Kevin A. Bowen, owner of Core Dynamics Pilates in Santa Fe, NM: I do not think that the PSAP will have any positive effects for our teacher-training program. The PMA is correct that the Registry of Schools created confusion, but this new process will, in my opinion, create more confusion and allow those approved schools to pit themselves against those schools that choose not to get approval. I also find it concerning that the PMA is establishing this type of school approval program in addition to its certification exam. I feel it is overreaching its mission. It may further prove to confuse the industry, since some may interpret this with regard to education as an accreditation.

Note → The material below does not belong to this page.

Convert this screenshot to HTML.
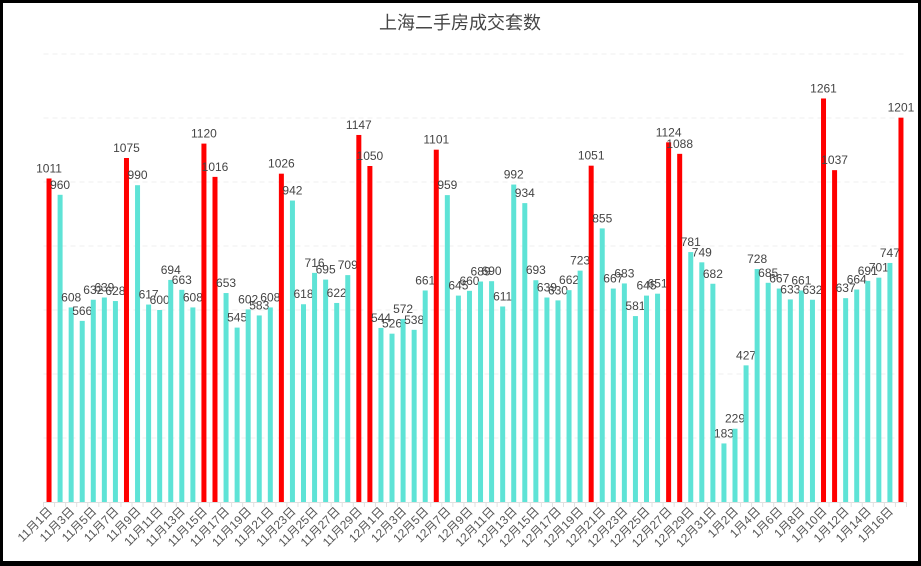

CONSUMERS WON’T UNDERSTAND

Cohn: We do not see any indication from our customers that the PSAP would influence their decision on whether or not to train with us. Our clients weigh factors such as cost, convenience and the content of a teacher-training program over whether a program is associated with the PMA.

Corp:
Schools that are not approved by the new process will still be able to allow their students to sit for the PMA exam and offer PMA-approved continuing-education courses. This begs the question, what special benefit is there to being “an approved school” of the PMA?

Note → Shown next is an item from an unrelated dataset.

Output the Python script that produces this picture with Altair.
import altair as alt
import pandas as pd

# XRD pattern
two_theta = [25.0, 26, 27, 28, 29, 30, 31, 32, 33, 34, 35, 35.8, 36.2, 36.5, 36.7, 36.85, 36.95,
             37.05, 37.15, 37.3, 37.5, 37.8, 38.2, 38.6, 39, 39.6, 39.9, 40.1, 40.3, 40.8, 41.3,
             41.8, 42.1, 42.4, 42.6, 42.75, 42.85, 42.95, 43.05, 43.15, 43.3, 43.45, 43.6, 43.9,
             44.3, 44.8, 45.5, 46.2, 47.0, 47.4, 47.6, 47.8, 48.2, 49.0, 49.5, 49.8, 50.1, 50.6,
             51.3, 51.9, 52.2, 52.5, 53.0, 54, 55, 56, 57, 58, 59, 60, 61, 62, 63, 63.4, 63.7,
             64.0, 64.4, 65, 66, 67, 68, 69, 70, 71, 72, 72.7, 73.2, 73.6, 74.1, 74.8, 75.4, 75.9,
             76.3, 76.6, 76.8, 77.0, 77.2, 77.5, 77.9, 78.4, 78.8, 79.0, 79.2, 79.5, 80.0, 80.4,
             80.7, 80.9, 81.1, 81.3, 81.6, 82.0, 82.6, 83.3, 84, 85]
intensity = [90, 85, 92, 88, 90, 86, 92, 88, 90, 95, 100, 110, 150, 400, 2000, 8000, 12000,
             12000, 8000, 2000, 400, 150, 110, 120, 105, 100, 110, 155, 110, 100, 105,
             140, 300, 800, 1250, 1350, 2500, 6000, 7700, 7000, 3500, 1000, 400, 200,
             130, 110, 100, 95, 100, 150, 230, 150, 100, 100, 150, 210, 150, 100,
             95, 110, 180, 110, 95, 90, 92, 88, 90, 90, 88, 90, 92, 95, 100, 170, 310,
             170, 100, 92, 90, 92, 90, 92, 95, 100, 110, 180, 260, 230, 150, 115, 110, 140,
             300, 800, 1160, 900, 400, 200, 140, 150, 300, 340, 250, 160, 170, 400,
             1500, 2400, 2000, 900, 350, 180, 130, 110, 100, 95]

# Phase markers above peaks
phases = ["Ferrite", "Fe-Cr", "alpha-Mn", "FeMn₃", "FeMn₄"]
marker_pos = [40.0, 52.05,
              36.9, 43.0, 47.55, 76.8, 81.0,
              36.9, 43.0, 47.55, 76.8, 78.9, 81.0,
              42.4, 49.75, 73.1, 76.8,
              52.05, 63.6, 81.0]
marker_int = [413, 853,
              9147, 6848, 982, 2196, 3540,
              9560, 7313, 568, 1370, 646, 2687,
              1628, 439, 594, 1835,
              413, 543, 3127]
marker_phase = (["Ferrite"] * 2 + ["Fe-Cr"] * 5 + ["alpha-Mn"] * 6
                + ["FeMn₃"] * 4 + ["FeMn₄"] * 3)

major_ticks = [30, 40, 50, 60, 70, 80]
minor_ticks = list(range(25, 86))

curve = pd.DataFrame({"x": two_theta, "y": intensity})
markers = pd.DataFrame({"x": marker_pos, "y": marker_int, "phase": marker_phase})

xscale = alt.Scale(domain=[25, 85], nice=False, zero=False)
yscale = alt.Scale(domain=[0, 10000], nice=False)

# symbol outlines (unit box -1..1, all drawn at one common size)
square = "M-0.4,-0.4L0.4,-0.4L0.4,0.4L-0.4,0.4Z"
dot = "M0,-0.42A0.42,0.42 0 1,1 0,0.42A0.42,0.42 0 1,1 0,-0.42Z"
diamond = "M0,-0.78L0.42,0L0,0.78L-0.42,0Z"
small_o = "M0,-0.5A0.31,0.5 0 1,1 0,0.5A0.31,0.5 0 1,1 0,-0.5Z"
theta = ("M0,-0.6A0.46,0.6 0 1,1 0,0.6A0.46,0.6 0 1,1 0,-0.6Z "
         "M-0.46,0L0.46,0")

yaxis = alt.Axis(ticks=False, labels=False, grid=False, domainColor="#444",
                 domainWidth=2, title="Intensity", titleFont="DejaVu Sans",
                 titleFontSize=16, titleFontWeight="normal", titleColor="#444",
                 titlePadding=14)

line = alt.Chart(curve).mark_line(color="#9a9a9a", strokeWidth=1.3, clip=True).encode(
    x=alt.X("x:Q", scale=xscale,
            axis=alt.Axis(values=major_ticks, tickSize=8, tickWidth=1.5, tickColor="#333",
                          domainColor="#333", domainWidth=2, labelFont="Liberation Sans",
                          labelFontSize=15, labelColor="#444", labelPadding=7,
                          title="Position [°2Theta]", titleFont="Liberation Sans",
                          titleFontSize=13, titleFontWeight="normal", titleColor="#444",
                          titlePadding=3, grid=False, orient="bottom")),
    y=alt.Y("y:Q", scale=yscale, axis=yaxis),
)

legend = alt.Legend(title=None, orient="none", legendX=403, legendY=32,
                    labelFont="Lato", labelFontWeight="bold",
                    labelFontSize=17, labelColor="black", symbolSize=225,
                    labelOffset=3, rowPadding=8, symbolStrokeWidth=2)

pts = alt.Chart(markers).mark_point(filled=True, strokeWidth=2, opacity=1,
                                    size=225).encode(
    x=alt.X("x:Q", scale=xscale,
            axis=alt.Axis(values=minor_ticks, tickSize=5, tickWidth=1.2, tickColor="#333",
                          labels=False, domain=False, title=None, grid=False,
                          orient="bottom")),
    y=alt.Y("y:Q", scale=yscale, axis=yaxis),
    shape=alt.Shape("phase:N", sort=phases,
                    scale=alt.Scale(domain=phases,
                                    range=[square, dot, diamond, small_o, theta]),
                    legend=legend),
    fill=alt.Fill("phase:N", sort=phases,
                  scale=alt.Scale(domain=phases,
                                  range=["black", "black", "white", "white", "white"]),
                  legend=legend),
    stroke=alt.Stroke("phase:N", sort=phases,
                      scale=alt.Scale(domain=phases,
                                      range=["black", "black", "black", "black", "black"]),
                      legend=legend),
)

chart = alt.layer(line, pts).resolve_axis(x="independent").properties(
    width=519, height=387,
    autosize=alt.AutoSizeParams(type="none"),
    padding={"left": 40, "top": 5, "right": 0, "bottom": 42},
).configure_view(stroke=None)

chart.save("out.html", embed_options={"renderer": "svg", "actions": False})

Bowen: I would also call into question the blurred lines when speaking to or recommending training programs either via an approved list or personal consultation, by the association or certification commission. The public will not understand that the association is different from the certification commission, as they share the same office.

POSSIBLE NEGATIVE EFFECTS ON STATE LICENSING

Bowen: If the Pilates training schools move toward licensure by states, they may be tied into additional regulation. For example, in Colorado, once a school is licensed, then any type of educational programming offered by that school, including two- to four-hour continuing-education workshops by traveling educators, must also be filed with the State, and the appropriate fees paid and paperwork completed.

Cohn: While I respect the PMA’s intent, adding more costs and restrictions may not be the best way for the PMA to serve the industry.

A NEED FOR ADDITIONAL STANDARDS

Bowen: If the PMA truly wants to establish didactic standards for schools, shouldn’t those standards include safe and effective Pilates teaching protocols, and an actual definition and white paper about the Pilates method in addition to the other information being requested?